Up to and including the line with "bottom_ticks = [0, 4, 16, 24]", reproduce the listing below exactly, beginning at its first line.

----

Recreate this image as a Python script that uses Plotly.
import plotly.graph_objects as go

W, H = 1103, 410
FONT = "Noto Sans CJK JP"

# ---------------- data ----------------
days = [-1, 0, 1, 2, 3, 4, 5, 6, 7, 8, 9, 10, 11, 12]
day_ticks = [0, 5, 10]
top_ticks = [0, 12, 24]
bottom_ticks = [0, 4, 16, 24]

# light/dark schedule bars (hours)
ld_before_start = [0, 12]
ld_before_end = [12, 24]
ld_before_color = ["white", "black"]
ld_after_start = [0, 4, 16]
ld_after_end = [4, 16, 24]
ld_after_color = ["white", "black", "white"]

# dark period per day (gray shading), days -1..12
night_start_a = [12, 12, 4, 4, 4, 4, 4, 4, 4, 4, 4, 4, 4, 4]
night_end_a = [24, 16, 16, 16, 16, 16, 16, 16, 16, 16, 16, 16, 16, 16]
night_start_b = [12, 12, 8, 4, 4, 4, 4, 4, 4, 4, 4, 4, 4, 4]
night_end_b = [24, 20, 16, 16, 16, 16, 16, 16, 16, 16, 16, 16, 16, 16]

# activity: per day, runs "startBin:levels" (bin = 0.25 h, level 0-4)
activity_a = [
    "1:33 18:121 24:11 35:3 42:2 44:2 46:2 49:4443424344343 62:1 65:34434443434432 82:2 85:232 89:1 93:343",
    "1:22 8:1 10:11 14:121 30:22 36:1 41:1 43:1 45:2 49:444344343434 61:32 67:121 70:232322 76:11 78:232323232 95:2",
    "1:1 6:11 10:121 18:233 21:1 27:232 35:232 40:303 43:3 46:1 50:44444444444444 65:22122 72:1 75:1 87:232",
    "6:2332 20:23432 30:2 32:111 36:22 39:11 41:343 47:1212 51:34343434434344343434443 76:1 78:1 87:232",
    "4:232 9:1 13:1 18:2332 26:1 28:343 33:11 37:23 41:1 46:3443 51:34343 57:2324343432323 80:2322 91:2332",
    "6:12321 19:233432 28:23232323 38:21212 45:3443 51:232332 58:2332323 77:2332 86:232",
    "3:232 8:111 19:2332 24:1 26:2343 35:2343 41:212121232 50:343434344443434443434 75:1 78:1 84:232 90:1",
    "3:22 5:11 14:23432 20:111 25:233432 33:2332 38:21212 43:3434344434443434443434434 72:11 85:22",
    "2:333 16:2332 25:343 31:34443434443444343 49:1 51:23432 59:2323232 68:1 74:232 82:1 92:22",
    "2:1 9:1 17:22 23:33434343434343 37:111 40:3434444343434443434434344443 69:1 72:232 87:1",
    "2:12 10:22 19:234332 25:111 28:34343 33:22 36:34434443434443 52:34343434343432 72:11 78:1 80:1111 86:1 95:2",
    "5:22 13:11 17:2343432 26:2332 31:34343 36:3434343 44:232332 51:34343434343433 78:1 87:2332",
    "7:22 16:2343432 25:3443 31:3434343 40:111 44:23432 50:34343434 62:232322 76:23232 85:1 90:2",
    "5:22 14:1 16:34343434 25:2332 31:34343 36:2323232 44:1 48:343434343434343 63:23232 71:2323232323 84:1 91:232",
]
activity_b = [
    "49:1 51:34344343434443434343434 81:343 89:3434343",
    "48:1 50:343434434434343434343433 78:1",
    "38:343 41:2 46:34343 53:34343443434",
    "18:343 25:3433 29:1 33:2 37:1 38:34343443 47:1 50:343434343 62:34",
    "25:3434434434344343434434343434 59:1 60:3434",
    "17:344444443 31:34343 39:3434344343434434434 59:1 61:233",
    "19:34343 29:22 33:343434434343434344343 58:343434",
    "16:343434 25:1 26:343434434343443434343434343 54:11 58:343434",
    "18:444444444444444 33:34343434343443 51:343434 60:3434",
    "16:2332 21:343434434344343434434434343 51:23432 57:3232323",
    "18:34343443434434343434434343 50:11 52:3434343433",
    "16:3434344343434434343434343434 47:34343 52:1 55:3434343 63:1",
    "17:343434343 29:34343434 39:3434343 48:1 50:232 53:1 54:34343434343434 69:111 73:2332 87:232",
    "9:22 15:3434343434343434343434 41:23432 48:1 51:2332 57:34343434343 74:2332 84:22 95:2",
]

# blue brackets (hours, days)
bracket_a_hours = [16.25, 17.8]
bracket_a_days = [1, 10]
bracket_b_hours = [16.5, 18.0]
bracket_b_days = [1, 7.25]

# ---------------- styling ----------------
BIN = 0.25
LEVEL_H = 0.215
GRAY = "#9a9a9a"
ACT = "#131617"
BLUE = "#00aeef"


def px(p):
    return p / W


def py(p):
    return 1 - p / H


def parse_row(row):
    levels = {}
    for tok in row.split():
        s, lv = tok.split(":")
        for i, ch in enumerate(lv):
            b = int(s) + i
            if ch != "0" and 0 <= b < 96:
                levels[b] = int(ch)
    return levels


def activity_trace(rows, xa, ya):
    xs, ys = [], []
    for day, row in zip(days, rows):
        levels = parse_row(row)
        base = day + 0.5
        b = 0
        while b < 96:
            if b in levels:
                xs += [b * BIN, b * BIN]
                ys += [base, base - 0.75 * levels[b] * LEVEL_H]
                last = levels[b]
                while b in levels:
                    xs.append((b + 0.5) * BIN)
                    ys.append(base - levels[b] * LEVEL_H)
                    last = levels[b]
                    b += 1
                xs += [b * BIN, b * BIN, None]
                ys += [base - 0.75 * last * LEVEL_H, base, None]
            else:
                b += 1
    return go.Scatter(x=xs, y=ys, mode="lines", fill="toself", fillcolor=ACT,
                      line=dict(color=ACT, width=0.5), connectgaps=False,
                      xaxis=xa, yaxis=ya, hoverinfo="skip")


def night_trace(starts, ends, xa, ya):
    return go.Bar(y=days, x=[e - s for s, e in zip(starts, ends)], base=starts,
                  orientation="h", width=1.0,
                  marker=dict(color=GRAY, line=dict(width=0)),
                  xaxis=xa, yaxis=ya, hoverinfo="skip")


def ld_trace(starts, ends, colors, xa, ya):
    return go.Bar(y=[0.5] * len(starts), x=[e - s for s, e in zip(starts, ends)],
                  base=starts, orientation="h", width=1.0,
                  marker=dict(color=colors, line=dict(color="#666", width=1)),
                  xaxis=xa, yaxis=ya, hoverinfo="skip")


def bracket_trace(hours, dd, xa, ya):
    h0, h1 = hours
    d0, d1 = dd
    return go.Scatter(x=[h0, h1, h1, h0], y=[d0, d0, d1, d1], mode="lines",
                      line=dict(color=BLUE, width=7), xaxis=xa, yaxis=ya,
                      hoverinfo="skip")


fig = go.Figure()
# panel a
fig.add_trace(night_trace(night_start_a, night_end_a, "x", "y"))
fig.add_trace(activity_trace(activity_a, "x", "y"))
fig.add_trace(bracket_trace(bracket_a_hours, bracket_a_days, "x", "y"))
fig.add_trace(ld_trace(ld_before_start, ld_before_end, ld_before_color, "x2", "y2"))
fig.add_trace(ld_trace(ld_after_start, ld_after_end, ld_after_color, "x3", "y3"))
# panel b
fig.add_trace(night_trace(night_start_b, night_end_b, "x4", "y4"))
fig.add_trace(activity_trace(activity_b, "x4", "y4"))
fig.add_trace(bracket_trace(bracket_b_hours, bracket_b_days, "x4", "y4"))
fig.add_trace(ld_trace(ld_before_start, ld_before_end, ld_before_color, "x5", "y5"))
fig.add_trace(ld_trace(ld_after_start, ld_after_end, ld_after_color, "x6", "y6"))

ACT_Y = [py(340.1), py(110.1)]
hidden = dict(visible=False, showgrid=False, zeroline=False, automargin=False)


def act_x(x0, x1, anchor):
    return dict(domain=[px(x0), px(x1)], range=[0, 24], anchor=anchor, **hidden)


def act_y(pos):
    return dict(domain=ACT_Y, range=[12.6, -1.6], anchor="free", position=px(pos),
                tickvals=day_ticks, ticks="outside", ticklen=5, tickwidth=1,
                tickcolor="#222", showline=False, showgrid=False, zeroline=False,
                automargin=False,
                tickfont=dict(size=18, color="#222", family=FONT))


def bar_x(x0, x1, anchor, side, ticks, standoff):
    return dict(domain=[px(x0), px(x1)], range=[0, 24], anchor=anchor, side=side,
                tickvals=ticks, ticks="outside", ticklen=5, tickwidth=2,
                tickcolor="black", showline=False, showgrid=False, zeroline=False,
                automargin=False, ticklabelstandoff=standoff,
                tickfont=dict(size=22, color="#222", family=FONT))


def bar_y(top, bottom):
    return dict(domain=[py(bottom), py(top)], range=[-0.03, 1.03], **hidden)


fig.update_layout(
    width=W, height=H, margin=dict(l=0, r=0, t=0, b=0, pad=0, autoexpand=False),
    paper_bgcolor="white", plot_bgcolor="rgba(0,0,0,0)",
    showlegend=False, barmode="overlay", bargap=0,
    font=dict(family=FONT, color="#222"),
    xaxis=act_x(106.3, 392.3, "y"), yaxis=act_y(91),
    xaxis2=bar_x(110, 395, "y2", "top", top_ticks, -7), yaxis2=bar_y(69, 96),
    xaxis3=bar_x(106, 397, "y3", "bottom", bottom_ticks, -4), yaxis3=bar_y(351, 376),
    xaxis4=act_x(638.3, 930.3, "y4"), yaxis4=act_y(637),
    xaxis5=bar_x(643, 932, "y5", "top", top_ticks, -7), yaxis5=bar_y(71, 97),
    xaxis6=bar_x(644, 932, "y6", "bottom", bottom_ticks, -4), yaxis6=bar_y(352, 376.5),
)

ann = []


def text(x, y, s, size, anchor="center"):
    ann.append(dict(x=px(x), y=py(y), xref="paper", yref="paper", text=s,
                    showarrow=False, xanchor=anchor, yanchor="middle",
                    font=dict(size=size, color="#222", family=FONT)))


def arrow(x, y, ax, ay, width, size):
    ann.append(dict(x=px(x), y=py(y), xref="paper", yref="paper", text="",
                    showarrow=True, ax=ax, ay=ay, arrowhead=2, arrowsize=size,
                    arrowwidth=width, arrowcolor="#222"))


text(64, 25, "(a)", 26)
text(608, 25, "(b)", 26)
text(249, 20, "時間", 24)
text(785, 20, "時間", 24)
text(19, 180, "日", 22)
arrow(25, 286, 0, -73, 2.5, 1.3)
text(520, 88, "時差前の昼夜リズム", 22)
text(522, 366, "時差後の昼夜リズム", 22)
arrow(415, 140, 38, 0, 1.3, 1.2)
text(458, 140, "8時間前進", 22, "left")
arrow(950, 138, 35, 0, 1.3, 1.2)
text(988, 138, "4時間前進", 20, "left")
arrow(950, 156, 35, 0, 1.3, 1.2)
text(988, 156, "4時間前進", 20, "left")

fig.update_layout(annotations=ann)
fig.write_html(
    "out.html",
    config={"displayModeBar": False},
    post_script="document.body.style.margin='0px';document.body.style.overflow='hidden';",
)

----

**ANSWER TO THIS TASK**
Recreate this image as a Python script that uses Plotly.
import plotly.graph_objects as go

W, H = 1103, 410
FONT = "Noto Sans CJK JP"

# ---------------- data ----------------
days = [-1, 0, 1, 2, 3, 4, 5, 6, 7, 8, 9, 10, 11, 12]
day_ticks = [0, 5, 10]
top_ticks = [0, 12, 24]
bottom_ticks = [0, 4, 16, 24]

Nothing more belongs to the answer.